(CRYSTAL BALL GAZING INTO 2024 & REMEMBERING EVENTS IN 2023)
December 20, 2023
Hello everyone,
I wrote recently how most analysts expect the market to continue its rally into 2024. One bank has already raised its stock market forecast for 2024 and is now saying that the S&P500 will rise 8% to 5,100 by year-end. That bank is Goldman Sachs. But it turns out that Goldman is not even the most bullish. Oppenheimer Asset Management chief investment strategist John Stoltzfus has argued that stocks can rally more than 10% to 5,200 next year. His thesis centers around earnings and revenue, which he expects will continue to grow during what he calls a “year of transition” for stocks as the Fed loosens up on interest rates.
We all know that markets don’t move up in a straight line and setbacks are always likely. Those investors with patience and perseverance should see gains over the intermediate and long term.
So, let’s look back on the year that was.
In February, the Chinese spy balloon episode threatened a dangerous escalation in trade and military tension between the world’s two largest economies. By the spring, the collapse of a series of regional American banks, and the demise of Credit Suisse, seemed to have ushered in a tough era of monetary policy – where climbing interest rates were unleashing havoc in the most indebted parts of the conventional and shadow banking systems. At the halfway point in 2023, there was warranted panic over the state of China’s indebted local government authorities and housing sector – that it would require a decisive fiscal response from Beijing’s Communist Party.
As we have witnessed, Beijing has muddled through with piecemeal responses to stimulate its sluggish economy; Europe hasn’t suffered a mass exodus of its industrial base to the US; and the financial system weathered the tremors from the Silicon Valley Bank collapse while withstanding further monetary tightening.

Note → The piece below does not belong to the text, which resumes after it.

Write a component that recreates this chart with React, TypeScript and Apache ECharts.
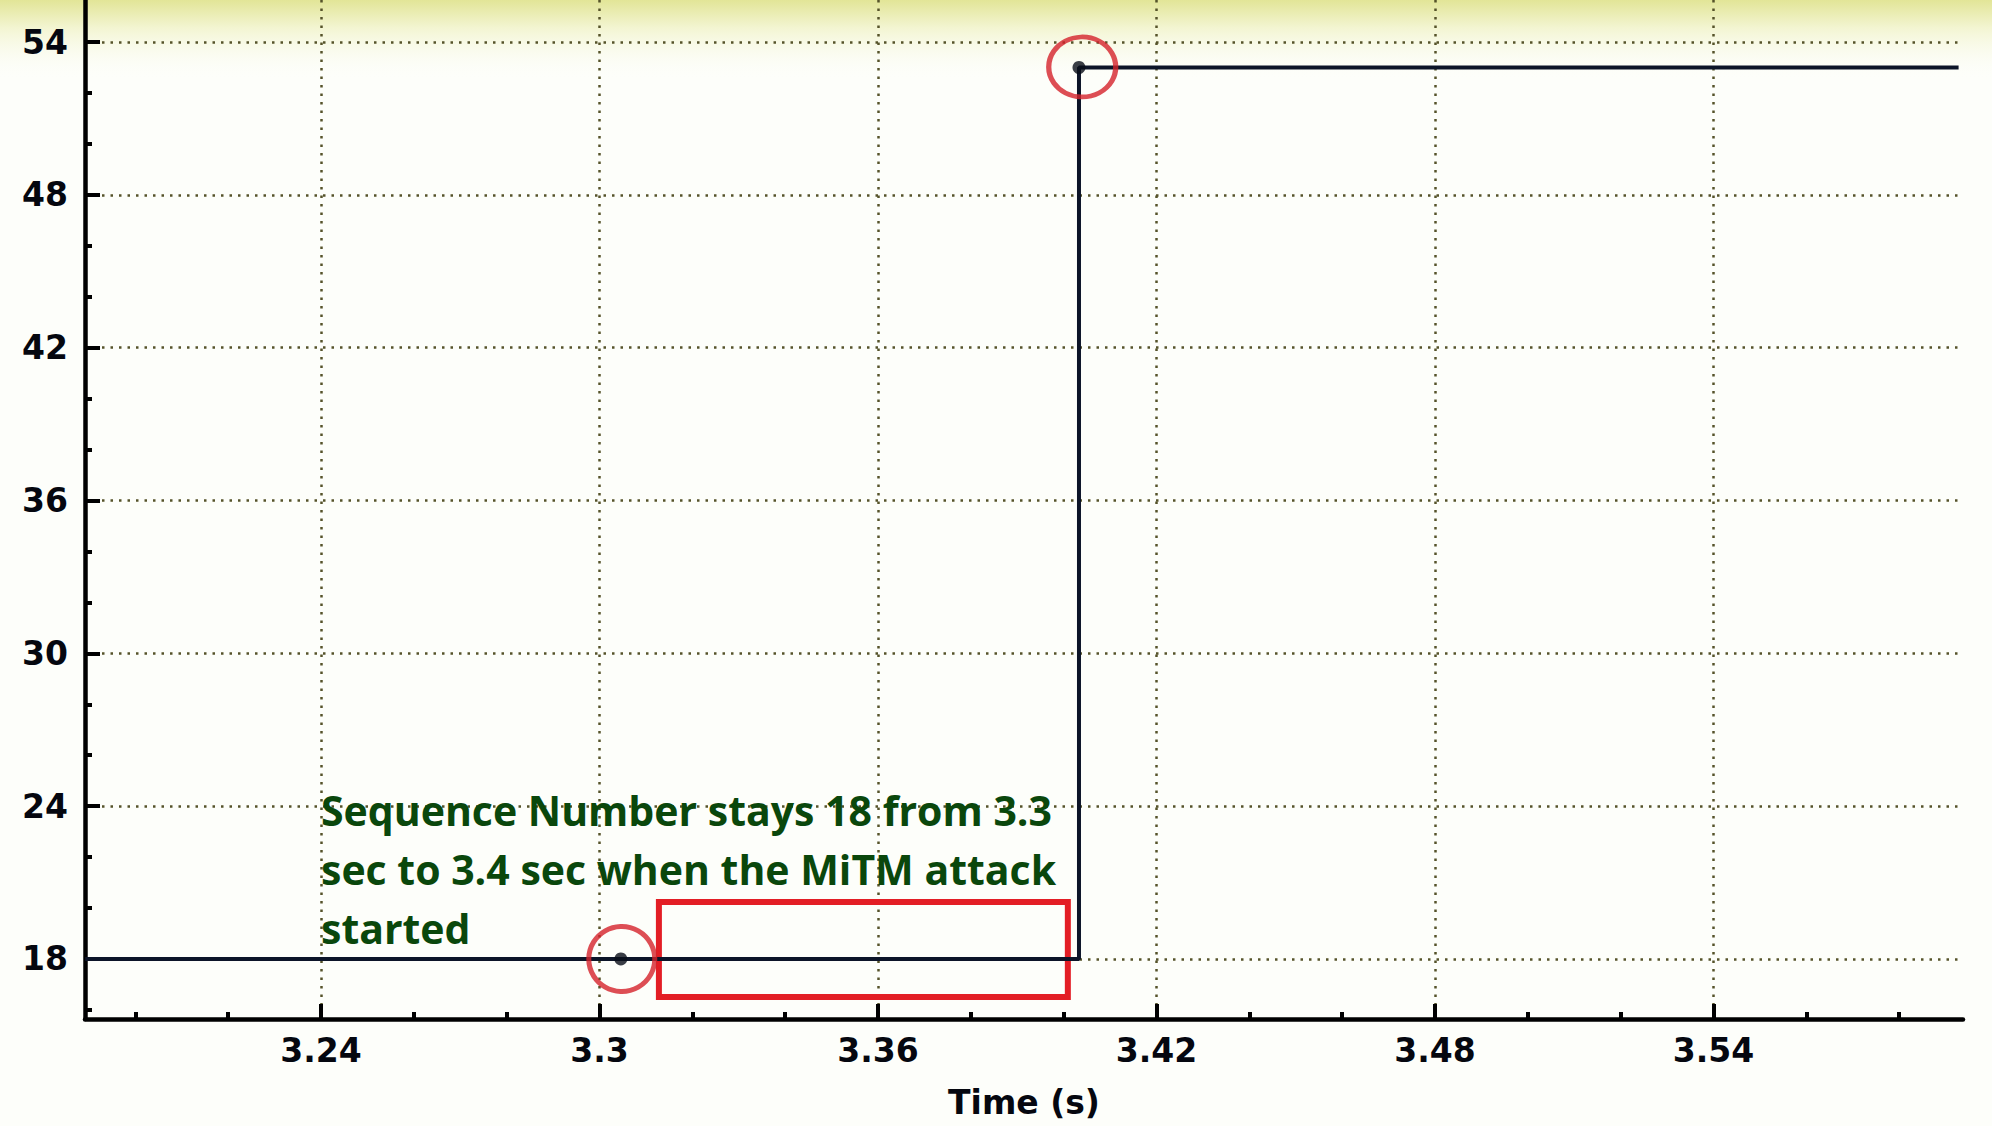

Let’s be optimistic and look at some of the other economic developments worth celebrating at the end of this year.
The US and the UK may get a soft landing in 2024. Consumer prices in the UK have been stubbornly high, but it is finally coming into line.
What is particularly notable is the still-modest number of people who have been made unemployed over the past year. In the UK and the US, higher interest rates are not forcing companies to lay off workers, but instead withdraw the record number of vacancies they had been posting since 2022. This has created a more benign environment where the sharpest edge of monetary policy is hitting unfilled jobs rather than existing ones.
David Zervox at Jefferies argues that these conditions will be enough to lead central banks into “victory cuts” to borrowing costs next year.
Another reason for quiet celebration that is often overlooked is the state of the world’s emerging markets. No debt crisis has arisen in any of the economies—countries such as Brazil, South Africa. Mexico and India have learned from past errors and have built up war chests of foreign reserves to protect themselves from acute debtor distress.
Countries like Peru, Chile, and Romania are among those that began raising interest rates at the first sign of inflation – far ahead of their richer Western counterparts. So, no emerging market debt crisis is to be seen.
The Bank of Japan will likely end seven years of negative interest rates at the start of 2024 with minimal market disruption – a move that seemed unthinkable a few years ago.